• INFORMATION PROVIDED:
--
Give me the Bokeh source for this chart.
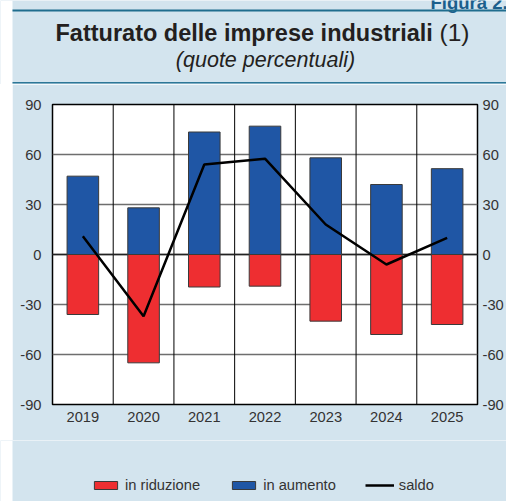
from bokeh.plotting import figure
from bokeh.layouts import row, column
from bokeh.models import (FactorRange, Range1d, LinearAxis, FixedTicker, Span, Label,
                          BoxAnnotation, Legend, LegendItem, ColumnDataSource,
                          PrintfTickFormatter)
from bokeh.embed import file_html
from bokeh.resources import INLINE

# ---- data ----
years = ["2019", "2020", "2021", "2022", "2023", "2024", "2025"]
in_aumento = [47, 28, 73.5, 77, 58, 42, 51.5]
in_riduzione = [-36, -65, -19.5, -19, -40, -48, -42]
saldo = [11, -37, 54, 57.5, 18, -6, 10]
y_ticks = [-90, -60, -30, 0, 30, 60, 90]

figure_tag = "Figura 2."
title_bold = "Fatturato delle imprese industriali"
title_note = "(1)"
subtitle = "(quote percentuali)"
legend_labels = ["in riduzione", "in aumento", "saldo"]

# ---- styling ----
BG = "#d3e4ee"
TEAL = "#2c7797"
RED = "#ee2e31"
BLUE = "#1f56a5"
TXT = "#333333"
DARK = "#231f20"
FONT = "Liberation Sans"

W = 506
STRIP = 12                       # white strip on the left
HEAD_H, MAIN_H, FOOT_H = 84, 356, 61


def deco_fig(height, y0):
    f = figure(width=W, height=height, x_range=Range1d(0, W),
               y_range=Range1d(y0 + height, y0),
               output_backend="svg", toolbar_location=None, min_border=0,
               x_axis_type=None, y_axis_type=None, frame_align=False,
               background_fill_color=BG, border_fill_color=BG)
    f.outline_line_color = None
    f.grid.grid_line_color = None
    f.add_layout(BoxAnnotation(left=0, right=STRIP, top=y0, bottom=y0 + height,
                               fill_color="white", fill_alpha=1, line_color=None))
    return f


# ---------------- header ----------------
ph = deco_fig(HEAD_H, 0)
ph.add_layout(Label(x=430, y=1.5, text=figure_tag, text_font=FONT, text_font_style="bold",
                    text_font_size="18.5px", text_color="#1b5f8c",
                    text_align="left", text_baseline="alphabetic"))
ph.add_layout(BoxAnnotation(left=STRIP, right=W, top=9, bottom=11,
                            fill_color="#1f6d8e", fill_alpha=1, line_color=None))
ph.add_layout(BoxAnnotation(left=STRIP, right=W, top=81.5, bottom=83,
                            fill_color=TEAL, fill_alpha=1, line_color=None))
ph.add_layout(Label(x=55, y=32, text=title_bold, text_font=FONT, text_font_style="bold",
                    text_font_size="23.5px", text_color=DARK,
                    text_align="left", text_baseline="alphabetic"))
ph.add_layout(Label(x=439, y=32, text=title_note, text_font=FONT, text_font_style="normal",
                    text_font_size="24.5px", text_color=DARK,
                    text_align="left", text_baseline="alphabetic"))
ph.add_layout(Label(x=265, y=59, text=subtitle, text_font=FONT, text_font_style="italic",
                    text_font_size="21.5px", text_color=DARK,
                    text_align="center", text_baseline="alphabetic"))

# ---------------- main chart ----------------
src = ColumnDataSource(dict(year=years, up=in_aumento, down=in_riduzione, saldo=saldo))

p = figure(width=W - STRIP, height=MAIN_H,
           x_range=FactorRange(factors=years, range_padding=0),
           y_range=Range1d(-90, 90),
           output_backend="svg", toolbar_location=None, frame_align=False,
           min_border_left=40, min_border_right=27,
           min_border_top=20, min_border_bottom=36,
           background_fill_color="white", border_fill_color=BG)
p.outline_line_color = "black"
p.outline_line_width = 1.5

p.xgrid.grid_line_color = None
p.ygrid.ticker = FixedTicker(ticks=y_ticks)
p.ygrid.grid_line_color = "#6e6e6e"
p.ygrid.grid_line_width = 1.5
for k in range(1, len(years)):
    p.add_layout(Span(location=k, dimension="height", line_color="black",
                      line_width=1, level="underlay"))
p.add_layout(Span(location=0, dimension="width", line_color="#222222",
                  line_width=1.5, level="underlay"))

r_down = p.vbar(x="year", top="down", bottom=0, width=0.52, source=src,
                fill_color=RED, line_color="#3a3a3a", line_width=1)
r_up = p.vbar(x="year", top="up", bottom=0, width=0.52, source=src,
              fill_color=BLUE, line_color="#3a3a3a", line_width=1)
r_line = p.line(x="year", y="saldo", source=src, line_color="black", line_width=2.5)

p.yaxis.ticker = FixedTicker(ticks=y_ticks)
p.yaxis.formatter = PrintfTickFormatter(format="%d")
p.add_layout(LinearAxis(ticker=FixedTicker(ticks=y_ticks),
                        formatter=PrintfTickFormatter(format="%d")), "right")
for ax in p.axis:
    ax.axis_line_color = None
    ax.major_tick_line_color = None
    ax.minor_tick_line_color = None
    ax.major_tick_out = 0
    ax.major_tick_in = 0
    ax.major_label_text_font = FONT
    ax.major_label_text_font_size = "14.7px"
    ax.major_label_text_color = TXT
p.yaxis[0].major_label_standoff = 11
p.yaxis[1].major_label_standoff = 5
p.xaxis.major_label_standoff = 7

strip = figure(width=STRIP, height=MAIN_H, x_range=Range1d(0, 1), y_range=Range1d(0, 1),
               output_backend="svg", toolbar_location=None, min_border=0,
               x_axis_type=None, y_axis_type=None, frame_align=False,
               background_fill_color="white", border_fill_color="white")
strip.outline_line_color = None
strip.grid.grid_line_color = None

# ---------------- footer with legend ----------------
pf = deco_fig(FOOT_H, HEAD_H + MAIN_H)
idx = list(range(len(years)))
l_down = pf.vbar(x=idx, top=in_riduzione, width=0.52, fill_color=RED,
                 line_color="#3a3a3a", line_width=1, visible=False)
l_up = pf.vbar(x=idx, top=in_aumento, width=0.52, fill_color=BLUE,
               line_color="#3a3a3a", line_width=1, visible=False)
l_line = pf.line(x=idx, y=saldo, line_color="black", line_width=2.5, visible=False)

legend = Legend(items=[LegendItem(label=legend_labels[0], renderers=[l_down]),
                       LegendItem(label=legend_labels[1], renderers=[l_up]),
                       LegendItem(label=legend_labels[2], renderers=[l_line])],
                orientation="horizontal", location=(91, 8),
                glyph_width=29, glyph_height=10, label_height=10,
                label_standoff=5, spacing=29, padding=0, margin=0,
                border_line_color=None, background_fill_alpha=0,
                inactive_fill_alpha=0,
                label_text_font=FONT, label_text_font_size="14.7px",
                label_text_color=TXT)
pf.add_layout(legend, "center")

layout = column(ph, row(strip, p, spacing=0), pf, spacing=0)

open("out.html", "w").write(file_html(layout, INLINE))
--
• AIM: Every line from the start of the listing above through the line with "from bokeh.resources import INLINE" should be repeated exactly; skip the pictures and add nothing else.

• RESULT OF THE EXERCISE:
Give me the Bokeh source for this chart.
from bokeh.plotting import figure
from bokeh.layouts import row, column
from bokeh.models import (FactorRange, Range1d, LinearAxis, FixedTicker, Span, Label,
                          BoxAnnotation, Legend, LegendItem, ColumnDataSource,
                          PrintfTickFormatter)
from bokeh.embed import file_html
from bokeh.resources import INLINE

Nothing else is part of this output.